===== RECORDS FOR THIS TASK

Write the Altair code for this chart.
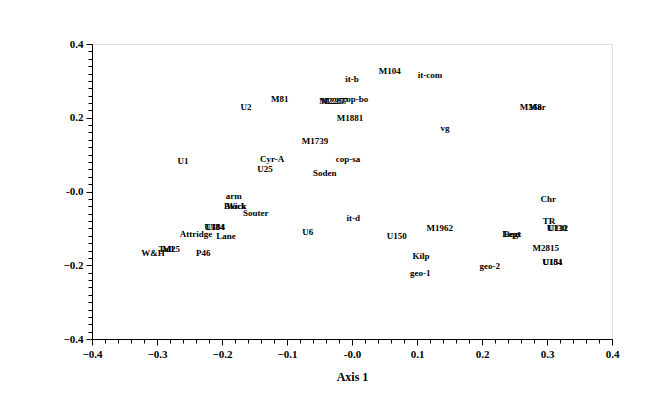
import altair as alt
import pandas as pd

labels = ["U2", "M81", "M2287", "M2257", "cop-bo", "it-b", "M104", "it-com", "M1881",
          "M368", "Mar", "vg", "M1739", "U1", "Cyr-A", "U25", "cop-sa", "Soden",
          "arm", "Black", "Wick", "Souter", "U184", "UI84", "Attridge", "Lane", "U6",
          "Tull", "M25", "W&H", "P46", "it-d", "U150", "M1962", "Kilp", "geo-1", "geo-2",
          "Chr", "TR", "U130", "U132", "Lept", "Begt", "M2815", "U184 ", "U151"]
xs = [-0.163, -0.111, -0.030, -0.027, 0.005, 0.000, 0.058, 0.120, -0.003,
      0.275, 0.285, 0.143, -0.057, -0.260, -0.123, -0.134, -0.006, -0.042,
      -0.182, -0.180, -0.178, -0.148, -0.212, -0.210, -0.240, -0.194, -0.068,
      -0.286, -0.278, -0.306, -0.229, 0.002, 0.069, 0.135, 0.106, 0.105, 0.212,
      0.302, 0.303, 0.315, 0.317, 0.245, 0.247, 0.298, 0.308, 0.309]
ys = [0.230, 0.252, 0.245, 0.245, 0.250, 0.306, 0.328, 0.317, 0.200,
      0.228, 0.228, 0.173, 0.138, 0.084, 0.089, 0.060, 0.089, 0.049,
      -0.011, -0.040, -0.040, -0.057, -0.097, -0.097, -0.114, -0.122, -0.111,
      -0.157, -0.157, -0.168, -0.168, -0.073, -0.122, -0.100, -0.176, -0.222, -0.203,
      -0.019, -0.081, -0.100, -0.100, -0.114, -0.114, -0.154, -0.192, -0.192]

df = pd.DataFrame({"label": labels, "x": xs, "y": ys})

tick_vals = [round(-0.4 + 0.02 * i, 2) for i in range(41)]

font = "Liberation Serif"

def make_axis(title, mult, **kw):
    test = f"abs(datum.value*{mult} - round(datum.value*{mult})) < 0.001"
    label_expr = (f"{test} ? (abs(datum.value) < 0.0001 ? '-0.0' : format(datum.value, '.1f')) : ''")
    return alt.Axis(
        values=tick_vals,
        labelExpr=label_expr,
        tickSize={"condition": {"test": test, "value": 6}, "value": 4},
        grid=False,
        domainColor="black",
        tickColor="black",
        labelColor="black",
        labelFont=font,
        labelFontWeight="bold",
        labelFontSize=11,
        labelOverlap=False,
        labelFlush=False,
        labelPadding=3,
        title=title,
        titleFont=font,
        titleFontWeight="bold",
        titleFontSize=12,
        titleColor="black",
        **kw,
    )

chart = alt.Chart(df).mark_text(
    font=font, fontWeight="bold", fontSize=9, color="black", align="center", baseline="middle"
).encode(
    x=alt.X("x:Q", scale=alt.Scale(domain=[-0.4, 0.4], nice=False, zero=False),
            axis=make_axis("Axis 1", 10, titlePadding=12)),
    y=alt.Y("y:Q", scale=alt.Scale(domain=[-0.4, 0.4], nice=False, zero=False),
            axis=make_axis(None, 5)),
    text="label:N",
).properties(
    width=520, height=295,
    autosize=alt.AutoSizeParams(type="none"),
    padding={"left": 84, "top": 36, "right": 40, "bottom": 50},
).configure_view(stroke=None).configure(background="white")

chart.save("out.html", embed_options={"renderer": "svg", "actions": False})
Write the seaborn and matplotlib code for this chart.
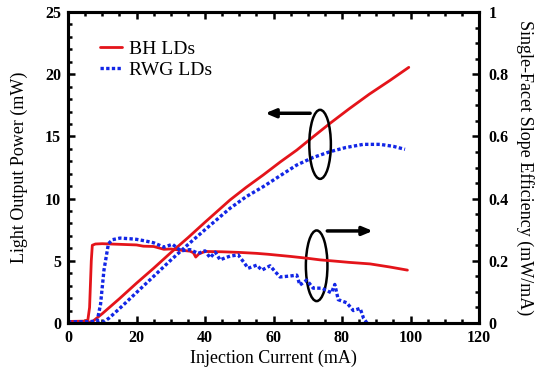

==========

**REQUIRED TASK:**
Restate each entry word for word, leaving out any pictures.

**ANSWER IN FULL:**
Write the Altair code for this chart.
import altair as alt
import pandas as pd

labels = ["U2", "M81", "M2287", "M2257", "cop-bo", "it-b", "M104", "it-com", "M1881",
          "M368", "Mar", "vg", "M1739", "U1", "Cyr-A", "U25", "cop-sa", "Soden",
          "arm", "Black", "Wick", "Souter", "U184", "UI84", "Attridge", "Lane", "U6",
          "Tull", "M25", "W&H", "P46", "it-d", "U150", "M1962", "Kilp", "geo-1", "geo-2",
          "Chr", "TR", "U130", "U132", "Lept", "Begt", "M2815", "U184 ", "U151"]
xs = [-0.163, -0.111, -0.030, -0.027, 0.005, 0.000, 0.058, 0.120, -0.003,
      0.275, 0.285, 0.143, -0.057, -0.260, -0.123, -0.134, -0.006, -0.042,
      -0.182, -0.180, -0.178, -0.148, -0.212, -0.210, -0.240, -0.194, -0.068,
      -0.286, -0.278, -0.306, -0.229, 0.002, 0.069, 0.135, 0.106, 0.105, 0.212,
      0.302, 0.303, 0.315, 0.317, 0.245, 0.247, 0.298, 0.308, 0.309]
ys = [0.230, 0.252, 0.245, 0.245, 0.250, 0.306, 0.328, 0.317, 0.200,
      0.228, 0.228, 0.173, 0.138, 0.084, 0.089, 0.060, 0.089, 0.049,
      -0.011, -0.040, -0.040, -0.057, -0.097, -0.097, -0.114, -0.122, -0.111,
      -0.157, -0.157, -0.168, -0.168, -0.073, -0.122, -0.100, -0.176, -0.222, -0.203,
      -0.019, -0.081, -0.100, -0.100, -0.114, -0.114, -0.154, -0.192, -0.192]

df = pd.DataFrame({"label": labels, "x": xs, "y": ys})

tick_vals = [round(-0.4 + 0.02 * i, 2) for i in range(41)]

font = "Liberation Serif"

def make_axis(title, mult, **kw):
    test = f"abs(datum.value*{mult} - round(datum.value*{mult})) < 0.001"
    label_expr = (f"{test} ? (abs(datum.value) < 0.0001 ? '-0.0' : format(datum.value, '.1f')) : ''")
    return alt.Axis(
        values=tick_vals,
        labelExpr=label_expr,
        tickSize={"condition": {"test": test, "value": 6}, "value": 4},
        grid=False,
        domainColor="black",
        tickColor="black",
        labelColor="black",
        labelFont=font,
        labelFontWeight="bold",
        labelFontSize=11,
        labelOverlap=False,
        labelFlush=False,
        labelPadding=3,
        title=title,
        titleFont=font,
        titleFontWeight="bold",
        titleFontSize=12,
        titleColor="black",
        **kw,
    )

chart = alt.Chart(df).mark_text(
    font=font, fontWeight="bold", fontSize=9, color="black", align="center", baseline="middle"
).encode(
    x=alt.X("x:Q", scale=alt.Scale(domain=[-0.4, 0.4], nice=False, zero=False),
            axis=make_axis("Axis 1", 10, titlePadding=12)),
    y=alt.Y("y:Q", scale=alt.Scale(domain=[-0.4, 0.4], nice=False, zero=False),
            axis=make_axis(None, 5)),
    text="label:N",
).properties(
    width=520, height=295,
    autosize=alt.AutoSizeParams(type="none"),
    padding={"left": 84, "top": 36, "right": 40, "bottom": 50},
).configure_view(stroke=None).configure(background="white")

chart.save("out.html", embed_options={"renderer": "svg", "actions": False})
Write the seaborn and matplotlib code for this chart.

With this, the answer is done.